Write the lines out exactly as they stand, from the one containing "Emit a component" through the one containing "0.051, 0.0455, 0.0403];", and only those. Omit pictures.
[Entries provided start]
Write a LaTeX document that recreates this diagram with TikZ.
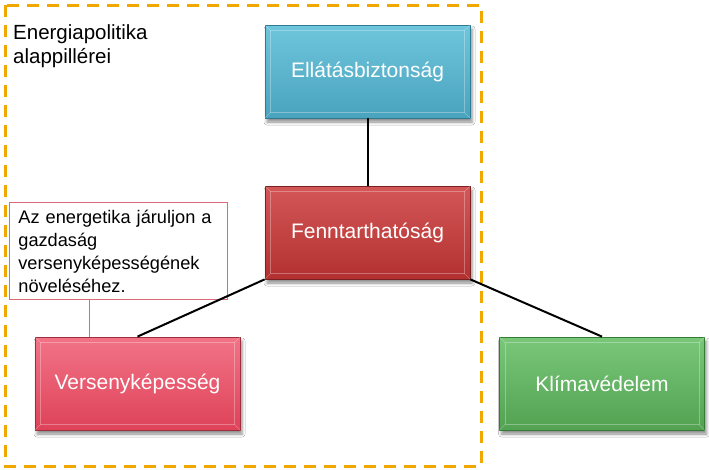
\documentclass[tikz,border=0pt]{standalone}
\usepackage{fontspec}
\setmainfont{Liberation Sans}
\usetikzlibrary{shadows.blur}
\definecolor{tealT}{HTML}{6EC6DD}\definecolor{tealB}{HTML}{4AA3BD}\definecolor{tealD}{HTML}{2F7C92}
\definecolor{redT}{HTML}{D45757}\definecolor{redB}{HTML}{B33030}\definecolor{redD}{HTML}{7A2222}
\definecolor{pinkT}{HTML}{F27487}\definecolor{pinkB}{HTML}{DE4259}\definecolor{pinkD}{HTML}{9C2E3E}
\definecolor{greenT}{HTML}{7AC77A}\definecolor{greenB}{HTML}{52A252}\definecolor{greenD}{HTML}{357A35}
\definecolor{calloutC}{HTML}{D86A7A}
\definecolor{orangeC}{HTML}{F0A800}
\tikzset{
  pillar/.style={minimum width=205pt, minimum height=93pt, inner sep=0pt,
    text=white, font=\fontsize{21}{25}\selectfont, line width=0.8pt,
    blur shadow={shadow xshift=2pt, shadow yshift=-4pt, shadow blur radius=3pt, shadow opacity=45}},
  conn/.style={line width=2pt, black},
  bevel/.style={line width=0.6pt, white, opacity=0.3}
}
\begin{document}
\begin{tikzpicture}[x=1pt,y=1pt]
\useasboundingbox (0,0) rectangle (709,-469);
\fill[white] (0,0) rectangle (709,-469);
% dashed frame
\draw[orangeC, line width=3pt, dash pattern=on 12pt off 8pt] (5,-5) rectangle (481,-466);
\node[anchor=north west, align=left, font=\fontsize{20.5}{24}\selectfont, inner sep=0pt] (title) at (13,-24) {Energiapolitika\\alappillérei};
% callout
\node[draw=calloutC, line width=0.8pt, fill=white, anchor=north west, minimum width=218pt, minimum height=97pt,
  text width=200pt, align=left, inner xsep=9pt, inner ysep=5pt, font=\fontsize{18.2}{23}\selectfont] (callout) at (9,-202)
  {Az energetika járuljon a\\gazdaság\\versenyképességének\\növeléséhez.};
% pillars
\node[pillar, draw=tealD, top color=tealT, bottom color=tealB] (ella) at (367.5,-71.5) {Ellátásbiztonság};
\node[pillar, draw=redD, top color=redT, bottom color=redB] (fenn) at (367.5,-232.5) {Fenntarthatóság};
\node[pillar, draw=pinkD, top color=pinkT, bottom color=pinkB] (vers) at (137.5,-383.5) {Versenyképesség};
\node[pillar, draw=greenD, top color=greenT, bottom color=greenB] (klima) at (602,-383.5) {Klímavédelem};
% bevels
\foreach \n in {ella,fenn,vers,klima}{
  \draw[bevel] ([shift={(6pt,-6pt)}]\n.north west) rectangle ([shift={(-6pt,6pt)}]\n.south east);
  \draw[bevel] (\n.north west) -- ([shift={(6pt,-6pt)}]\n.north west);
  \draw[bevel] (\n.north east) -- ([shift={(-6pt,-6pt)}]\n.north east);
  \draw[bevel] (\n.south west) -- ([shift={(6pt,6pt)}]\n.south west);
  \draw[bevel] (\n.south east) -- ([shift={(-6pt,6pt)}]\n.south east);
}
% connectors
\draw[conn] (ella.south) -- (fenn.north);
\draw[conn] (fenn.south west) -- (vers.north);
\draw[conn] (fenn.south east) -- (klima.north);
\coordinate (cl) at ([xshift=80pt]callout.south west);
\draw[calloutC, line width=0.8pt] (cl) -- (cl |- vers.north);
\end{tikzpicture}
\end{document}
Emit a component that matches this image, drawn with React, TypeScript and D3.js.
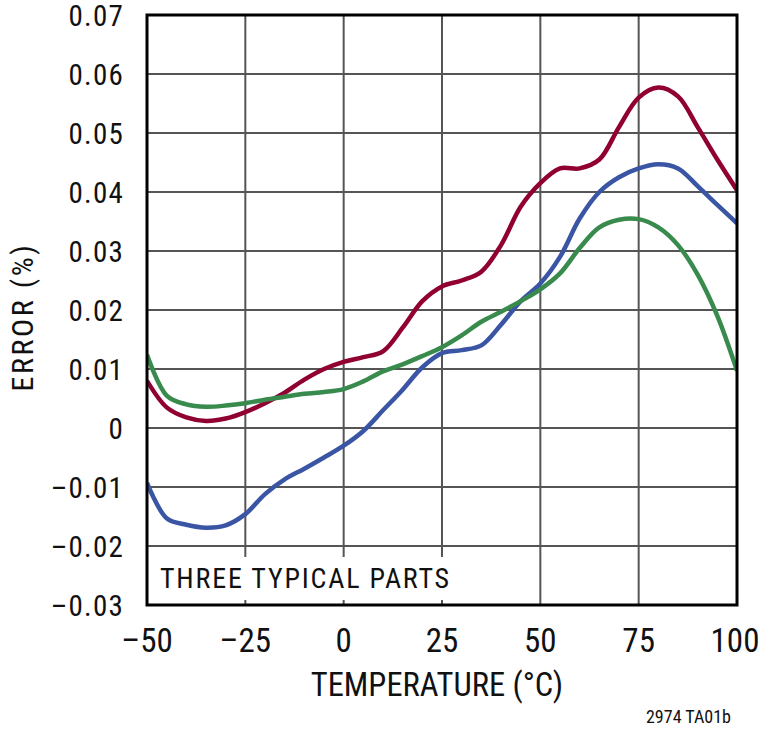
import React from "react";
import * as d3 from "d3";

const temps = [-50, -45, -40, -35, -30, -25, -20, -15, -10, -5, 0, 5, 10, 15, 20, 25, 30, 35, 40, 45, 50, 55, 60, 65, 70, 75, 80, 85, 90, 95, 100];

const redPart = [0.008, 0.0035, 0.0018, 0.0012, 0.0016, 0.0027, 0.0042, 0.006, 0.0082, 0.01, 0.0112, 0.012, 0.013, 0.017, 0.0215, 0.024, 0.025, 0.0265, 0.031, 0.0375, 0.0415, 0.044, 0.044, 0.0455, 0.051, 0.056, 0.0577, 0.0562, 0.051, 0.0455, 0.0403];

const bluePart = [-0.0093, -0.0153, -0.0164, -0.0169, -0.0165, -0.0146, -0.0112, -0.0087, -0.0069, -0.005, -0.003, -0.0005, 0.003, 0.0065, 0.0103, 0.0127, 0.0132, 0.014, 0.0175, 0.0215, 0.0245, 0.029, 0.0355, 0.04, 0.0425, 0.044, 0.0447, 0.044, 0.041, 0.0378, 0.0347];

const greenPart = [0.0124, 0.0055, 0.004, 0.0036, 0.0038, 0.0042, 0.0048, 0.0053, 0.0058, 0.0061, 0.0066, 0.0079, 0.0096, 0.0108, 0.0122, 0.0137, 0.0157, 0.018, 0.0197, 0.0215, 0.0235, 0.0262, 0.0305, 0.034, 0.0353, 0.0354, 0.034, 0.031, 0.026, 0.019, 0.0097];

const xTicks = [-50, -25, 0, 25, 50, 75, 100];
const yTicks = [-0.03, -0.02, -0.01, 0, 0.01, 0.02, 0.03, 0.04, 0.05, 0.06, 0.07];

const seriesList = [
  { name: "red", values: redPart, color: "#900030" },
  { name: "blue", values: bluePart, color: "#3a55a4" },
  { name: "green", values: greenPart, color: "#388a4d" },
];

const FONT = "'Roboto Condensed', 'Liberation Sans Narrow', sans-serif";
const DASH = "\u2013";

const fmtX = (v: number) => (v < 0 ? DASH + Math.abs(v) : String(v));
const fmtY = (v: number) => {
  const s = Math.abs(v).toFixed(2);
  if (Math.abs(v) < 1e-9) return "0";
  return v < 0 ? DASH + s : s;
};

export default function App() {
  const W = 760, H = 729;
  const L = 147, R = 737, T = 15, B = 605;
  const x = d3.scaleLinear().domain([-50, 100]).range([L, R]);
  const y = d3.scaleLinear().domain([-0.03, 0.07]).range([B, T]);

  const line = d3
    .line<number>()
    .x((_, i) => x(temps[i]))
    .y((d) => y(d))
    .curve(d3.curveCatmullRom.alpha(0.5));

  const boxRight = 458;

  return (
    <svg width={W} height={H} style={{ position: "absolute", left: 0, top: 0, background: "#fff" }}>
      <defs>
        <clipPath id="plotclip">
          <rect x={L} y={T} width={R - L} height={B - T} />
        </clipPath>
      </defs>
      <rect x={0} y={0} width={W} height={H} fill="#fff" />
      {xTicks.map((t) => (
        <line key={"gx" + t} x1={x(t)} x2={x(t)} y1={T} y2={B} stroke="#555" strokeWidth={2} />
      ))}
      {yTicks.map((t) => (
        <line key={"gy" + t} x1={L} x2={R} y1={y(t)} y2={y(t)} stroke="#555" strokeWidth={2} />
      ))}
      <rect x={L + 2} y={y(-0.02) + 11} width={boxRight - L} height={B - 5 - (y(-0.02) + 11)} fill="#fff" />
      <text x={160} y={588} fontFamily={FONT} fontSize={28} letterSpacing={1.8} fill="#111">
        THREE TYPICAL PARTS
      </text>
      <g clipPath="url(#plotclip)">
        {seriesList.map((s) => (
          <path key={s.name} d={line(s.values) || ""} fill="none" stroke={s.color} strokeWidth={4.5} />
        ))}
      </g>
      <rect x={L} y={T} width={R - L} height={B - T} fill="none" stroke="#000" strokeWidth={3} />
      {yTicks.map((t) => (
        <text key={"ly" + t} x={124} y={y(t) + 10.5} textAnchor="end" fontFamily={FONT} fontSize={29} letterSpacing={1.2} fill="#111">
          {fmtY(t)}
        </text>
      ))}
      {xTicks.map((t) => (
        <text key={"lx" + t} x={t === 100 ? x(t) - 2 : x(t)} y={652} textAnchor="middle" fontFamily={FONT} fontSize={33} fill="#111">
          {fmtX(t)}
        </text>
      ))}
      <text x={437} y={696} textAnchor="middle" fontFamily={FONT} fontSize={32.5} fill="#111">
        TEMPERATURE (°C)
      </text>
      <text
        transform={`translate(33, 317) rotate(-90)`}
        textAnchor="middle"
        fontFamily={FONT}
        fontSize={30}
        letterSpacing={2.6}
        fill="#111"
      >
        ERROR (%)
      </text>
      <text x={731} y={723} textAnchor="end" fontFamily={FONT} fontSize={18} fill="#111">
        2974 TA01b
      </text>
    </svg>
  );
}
[Entries provided end]
Output:
Emit a component that matches this image, drawn with React, TypeScript and D3.js.
import React from "react";
import * as d3 from "d3";

const temps = [-50, -45, -40, -35, -30, -25, -20, -15, -10, -5, 0, 5, 10, 15, 20, 25, 30, 35, 40, 45, 50, 55, 60, 65, 70, 75, 80, 85, 90, 95, 100];

const redPart = [0.008, 0.0035, 0.0018, 0.0012, 0.0016, 0.0027, 0.0042, 0.006, 0.0082, 0.01, 0.0112, 0.012, 0.013, 0.017, 0.0215, 0.024, 0.025, 0.0265, 0.031, 0.0375, 0.0415, 0.044, 0.044, 0.0455, 0.051, 0.056, 0.0577, 0.0562, 0.051, 0.0455, 0.0403];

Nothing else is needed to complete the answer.